Under Rabbi Kugel, a native of Kfar Chabad in Israel, Chabad of the West Side has expanded from a handful of Jewish students he first attracted to a kosher hot dog cart outside the gates of Columbia University in 1984, and a few Jewish kids at his original pre-school in rented space the same year, to 50 employees at eight satellite locations between West 59th Street and Inwood in northern Manhattan.

Chabad of the West Side has operated out of rented space on West 110th Street, West 103th Street and West 92nd Street, before moving into its current 166 W. 97th St. site in 2001. “We wanted to expand from the first day,” said Rabbi Meir Ossey, associate director.

Much of the growth of Chabad of the West Side is due to the success of its preschool, in which some 160 youngsters in 11 classes are now enrolled, said David Pollock, associate executive director of the Jewish Community Relations Council.

Another 50 children take part in the three-times-a-week Hebrew School offered by Chabad of the West Side.

“The need for a bigger building is driven by a bigger capacity for the preschool,” said Pollock, an Upper West Side resident whose son attended the Chabad preschool two decades ago. In a neighborhood where most parents have careers outside the home, preschool and day care programs fill an ever-present need, he said.

He called that reality “a model” that has fueled the success of Chabad centers in many locations. “They fill this need.”

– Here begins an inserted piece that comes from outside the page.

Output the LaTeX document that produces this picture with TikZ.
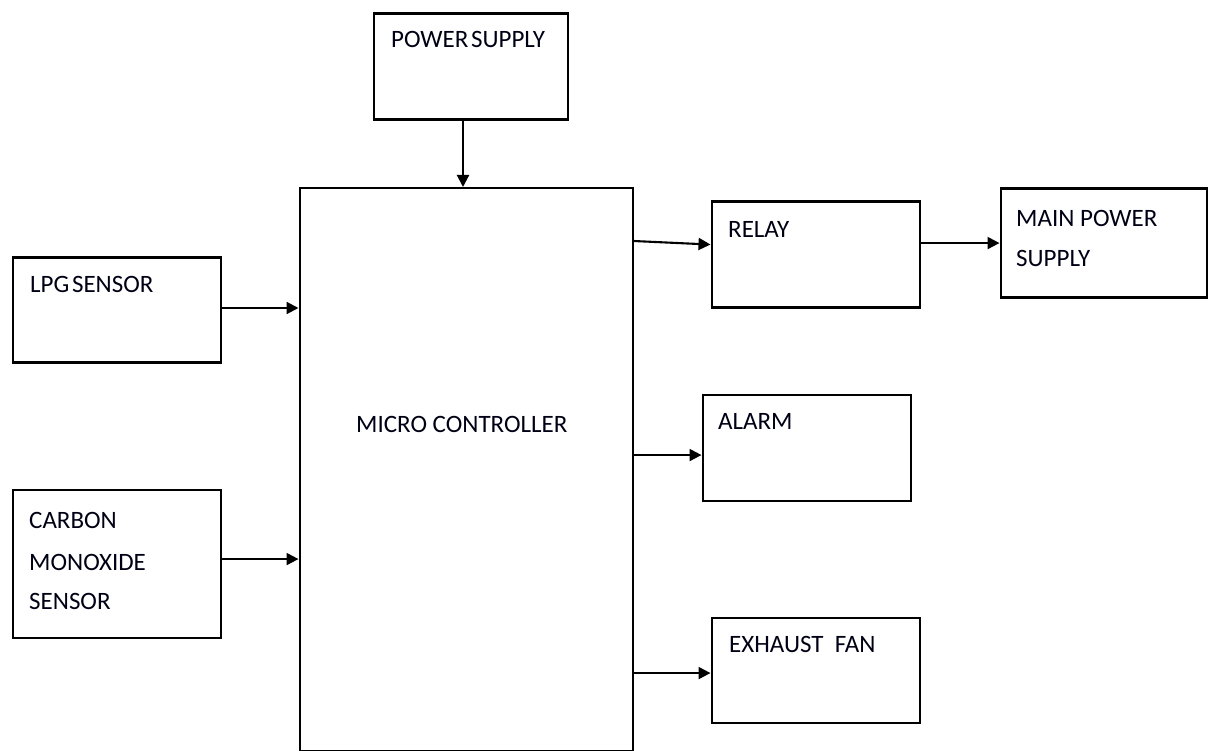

The area’s Jewish population was estimated at 40,000 in 1900. While the numbers steadily increased in the early decades of the century, the Upper West Side, like many Jewish neighborhoods in New York City, experienced a decrease in the later decades of the 1900s as young people left for the suburbs. The neighborhood’s Jewish population went down from 68,000 in 1991 to 60,400 in 2002, but increased to 70,500 in 2011, said Pearl Beck, who played the lead role in producing UJA-Federation of New York’s 2011 demographic profile of the city’s Jewish neighborhoods.

She declined to estimate the current Jewish population of the Upper West Side but hinted that it is likely higher than the 2011 figure.

While Manhattan’s overall Jewish population decreased by 1 percent between 1991 and 2002, the Jewish population of the Upper West Side increased by 17 percent during the same period, Beck said.

Pollock, who described himself as a “committed Conservative Jew,” is, like many participants in Chabad activities, not a member of the Orthodox community.

“Chabad goes where Jews are not necessarily chasidic Jews — they go where the unaffiliated are … even such an ‘outpost’ as the Upper West Side,” Gurock said. The neighborhood, he said, “is home to vast numbers of Jews who have no connection to Jewish life. Years ago, a Jewish sociologist referred to the community as “the holy congregation of the people of Zabar’s.”